Pablo Manuel Iglesias Turrión, que hasta hace poco tenía la facultad de aprobar y suspender a los estudiantes aspirantes al título universitario de Ciencias Políticas, ha hecho un sesudo y profundo análisis de la Toma de Granada por los Reyes Católicos, efemérides que se conmemora todos los años el 2 de enero. Aquella última conquista de las tropas cristianas del último trozo de la península en manos de los árabes puso fin a ocho siglos de dominación musulmana, iniciada en el año 711 con la invasión norteafricana, que puso fin a su vez al dominio visigodo.
De “patrioterismo rancio, inculto y reaccionario” ha calificado el sabio líder de Podemos que Esperanza Aguirre, aún líder del Partido Popular en Madrid, que ésta señalara aquel 2 de enero de 1492 como “un día de gloria para los españoles”.

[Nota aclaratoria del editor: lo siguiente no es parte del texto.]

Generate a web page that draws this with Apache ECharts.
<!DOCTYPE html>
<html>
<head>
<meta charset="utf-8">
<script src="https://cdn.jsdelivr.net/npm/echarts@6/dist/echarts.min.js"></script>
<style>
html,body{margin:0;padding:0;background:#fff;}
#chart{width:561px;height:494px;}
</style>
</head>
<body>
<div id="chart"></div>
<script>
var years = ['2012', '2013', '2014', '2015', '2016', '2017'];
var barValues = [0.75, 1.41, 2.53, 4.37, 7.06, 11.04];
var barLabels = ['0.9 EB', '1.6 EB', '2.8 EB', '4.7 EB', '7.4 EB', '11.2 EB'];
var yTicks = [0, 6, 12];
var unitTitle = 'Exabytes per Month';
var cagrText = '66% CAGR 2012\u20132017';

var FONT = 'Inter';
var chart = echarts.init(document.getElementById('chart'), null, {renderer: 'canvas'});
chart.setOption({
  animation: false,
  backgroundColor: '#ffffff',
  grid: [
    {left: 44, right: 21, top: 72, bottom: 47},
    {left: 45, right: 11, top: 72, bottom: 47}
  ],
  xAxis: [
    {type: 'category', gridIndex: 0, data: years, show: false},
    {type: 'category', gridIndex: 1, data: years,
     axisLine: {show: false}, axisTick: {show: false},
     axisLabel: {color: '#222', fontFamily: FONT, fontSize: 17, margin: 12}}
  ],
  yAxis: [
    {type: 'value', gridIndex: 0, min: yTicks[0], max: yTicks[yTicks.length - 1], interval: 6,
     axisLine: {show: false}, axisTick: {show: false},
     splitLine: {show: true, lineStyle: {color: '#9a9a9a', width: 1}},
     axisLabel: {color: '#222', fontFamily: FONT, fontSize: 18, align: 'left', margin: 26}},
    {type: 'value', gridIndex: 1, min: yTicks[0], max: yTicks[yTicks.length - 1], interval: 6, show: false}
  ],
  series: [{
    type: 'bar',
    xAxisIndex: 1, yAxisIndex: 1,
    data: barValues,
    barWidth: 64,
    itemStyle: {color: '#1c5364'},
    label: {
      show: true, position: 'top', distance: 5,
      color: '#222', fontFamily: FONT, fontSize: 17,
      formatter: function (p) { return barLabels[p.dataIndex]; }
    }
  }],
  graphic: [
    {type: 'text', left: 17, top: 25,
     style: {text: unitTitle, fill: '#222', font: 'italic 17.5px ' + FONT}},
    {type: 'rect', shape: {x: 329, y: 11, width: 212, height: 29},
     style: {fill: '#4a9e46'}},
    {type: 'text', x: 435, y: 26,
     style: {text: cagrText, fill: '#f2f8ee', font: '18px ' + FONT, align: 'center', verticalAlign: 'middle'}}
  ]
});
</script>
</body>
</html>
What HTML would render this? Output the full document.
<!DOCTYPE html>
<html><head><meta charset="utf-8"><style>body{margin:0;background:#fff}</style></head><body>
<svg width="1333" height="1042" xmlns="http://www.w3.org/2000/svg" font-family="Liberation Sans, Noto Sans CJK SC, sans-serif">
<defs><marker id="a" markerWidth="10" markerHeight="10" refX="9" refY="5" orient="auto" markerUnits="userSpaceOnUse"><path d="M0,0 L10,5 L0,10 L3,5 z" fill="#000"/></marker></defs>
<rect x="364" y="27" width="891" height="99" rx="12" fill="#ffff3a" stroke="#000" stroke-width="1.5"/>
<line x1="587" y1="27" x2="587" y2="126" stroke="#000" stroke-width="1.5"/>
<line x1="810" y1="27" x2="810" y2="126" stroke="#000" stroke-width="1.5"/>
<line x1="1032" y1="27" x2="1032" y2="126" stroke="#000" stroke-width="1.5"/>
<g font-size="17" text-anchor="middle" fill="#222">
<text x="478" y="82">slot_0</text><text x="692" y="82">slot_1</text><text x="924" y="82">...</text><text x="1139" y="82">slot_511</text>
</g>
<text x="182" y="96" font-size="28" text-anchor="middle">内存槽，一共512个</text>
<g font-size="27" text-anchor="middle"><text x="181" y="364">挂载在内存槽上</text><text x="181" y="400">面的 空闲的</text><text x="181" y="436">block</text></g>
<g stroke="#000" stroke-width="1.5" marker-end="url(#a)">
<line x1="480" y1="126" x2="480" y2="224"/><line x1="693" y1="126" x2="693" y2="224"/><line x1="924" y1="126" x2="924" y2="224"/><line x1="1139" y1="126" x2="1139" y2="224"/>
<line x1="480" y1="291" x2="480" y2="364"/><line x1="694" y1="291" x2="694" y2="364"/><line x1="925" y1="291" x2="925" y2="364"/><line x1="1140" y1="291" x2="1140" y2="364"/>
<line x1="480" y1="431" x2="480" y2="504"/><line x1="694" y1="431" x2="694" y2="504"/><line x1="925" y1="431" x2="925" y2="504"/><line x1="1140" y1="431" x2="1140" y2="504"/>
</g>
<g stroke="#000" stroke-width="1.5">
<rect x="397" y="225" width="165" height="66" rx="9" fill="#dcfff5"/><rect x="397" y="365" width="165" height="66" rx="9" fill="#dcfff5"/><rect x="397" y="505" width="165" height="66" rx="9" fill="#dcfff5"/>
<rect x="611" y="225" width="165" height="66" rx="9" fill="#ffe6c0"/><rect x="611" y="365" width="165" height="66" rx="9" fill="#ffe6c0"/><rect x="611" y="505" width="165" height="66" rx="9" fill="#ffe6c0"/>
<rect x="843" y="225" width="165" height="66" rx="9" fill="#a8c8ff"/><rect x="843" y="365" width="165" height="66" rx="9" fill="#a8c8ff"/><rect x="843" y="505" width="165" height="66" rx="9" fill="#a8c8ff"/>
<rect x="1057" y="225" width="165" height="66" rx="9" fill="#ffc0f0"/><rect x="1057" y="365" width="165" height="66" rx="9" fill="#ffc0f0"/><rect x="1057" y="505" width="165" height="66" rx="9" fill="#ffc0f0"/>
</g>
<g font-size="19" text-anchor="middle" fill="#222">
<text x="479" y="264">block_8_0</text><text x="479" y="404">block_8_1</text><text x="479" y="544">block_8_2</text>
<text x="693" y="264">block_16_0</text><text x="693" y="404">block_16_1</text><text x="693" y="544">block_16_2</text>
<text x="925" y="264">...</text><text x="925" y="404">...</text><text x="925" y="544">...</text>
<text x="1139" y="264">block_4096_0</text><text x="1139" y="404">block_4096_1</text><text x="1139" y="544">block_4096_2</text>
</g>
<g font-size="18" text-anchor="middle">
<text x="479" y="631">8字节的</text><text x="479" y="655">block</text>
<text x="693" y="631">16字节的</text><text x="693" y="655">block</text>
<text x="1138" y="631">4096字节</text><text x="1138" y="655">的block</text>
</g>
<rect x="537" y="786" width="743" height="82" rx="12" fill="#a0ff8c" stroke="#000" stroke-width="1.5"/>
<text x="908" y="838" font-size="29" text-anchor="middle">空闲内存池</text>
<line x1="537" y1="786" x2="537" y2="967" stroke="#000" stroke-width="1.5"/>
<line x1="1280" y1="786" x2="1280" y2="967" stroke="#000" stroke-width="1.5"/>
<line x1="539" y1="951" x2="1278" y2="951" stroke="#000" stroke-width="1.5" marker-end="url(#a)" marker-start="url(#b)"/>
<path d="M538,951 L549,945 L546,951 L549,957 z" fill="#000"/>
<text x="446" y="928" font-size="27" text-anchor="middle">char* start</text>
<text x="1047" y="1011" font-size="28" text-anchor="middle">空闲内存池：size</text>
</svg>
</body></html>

Previa a la reacción de Iglesias Turrión circulaba ya por las denominadas redes sociales la acusación a Aguirre de “herir sentimientos y no contribuir a la buena convivencia”.
Pero, ni el exprofesor de Ciencias Políticas ni nadie de entre los miles de mensajes al respecto de la controversia parece haber expresado sentimiento alguno respecto de otra efemérides casi coincidente en la fecha, y acaecida exactamente en el mismo lugar en el que el rey Boabdil firmó su rendición a cambio de su marcha de vuelta a la tierra de sus ancestros.
En efecto, el 30 de diciembre de 1066 Granada fue el escenario de lo que podría calificarse como el primer pogrom de la historia. Aquel día Josef Ibn Naghrela, líder de la comunidad judía en el Reino bereber de Granada fue apresado por una multitud histérica, que lo crucificó sin contemplaciones tras acusarle de intentar derrocar al rey Badis Al-Muzaffar.
El desencadenante del episodio fue un libelo antisemita en forma de poema, redactado por Abul Ishaq bin Elvira, un intelectual y militar de la época que no se resignaba a que Ibn Naghrela hubiera sido nombrado visir principal del rey moro, quién llegó a confiarle además el mando de lo más granado de sus tropas. El rey bereber Badis Al-Muzaffar hizo caso omiso del libelo y reiteró su confianza en el líder judío, lo que exasperó a las hordas atizadas por Abul Ishaq, que espoleó la matanza que siguió a la crucifixión de Ibn Naghrela. Más de 1.500 familias fueron señaladas y 4.000 judíos fueron pasados a cuchillo, decapitados y desmembrados, episodio que, evocado hoy, recuerda tristemente a las orgías de sangre de los yihadistas islámicos del Daesh.
Salvo para los que quieran hacer una utilización espuria de la historia, ni la conquista de Hispania ni lo que posteriormente se llamó reconquista fue una época de paz, armonía y concordia. Ciertamente, ocho siglos dan para mucho, y las generaciones que los atravesaron pelearon, transaron, negociaron e incluso en alguna ocasión se enamoraron y vivieron a escondidas sus amores prohibidos. En algún período más bien corto los miembros de las tres religiones del Libro que habitaron Hispania llegaron a convivir civilizadamente, pero la normalidad era el permanente estado de guerra.
Los judíos llegaron a ocupar puestos de relevancia tanto en los reinos cristianos como en las taifas musulmanas, pese a que tanto en una como en otra zona se les impusieron prohibiciones drásticas como la propiedad de la tierra o el acceso al funcionariado de gobierno. Ibn Naghrela, como tantos otros, fue la excepción.
La Gran Masacre Judía de Granada marcó el principio de la ola antisemita en la zona musulmana, la misma que se desencadenaría después en los reinos cristianos, y que terminaría tristemente en 1492, también con la expulsión de los judíos. Una tragedia para la España unificada por Isabel de Castilla y Fernando de Aragón, además por supuesto de para el pueblo judío, pero que supuso una bendición para el Imperio Otomano, que acogió como un maná a los mejores intelectos de aquel éxodo, con los que enriqueció su administración.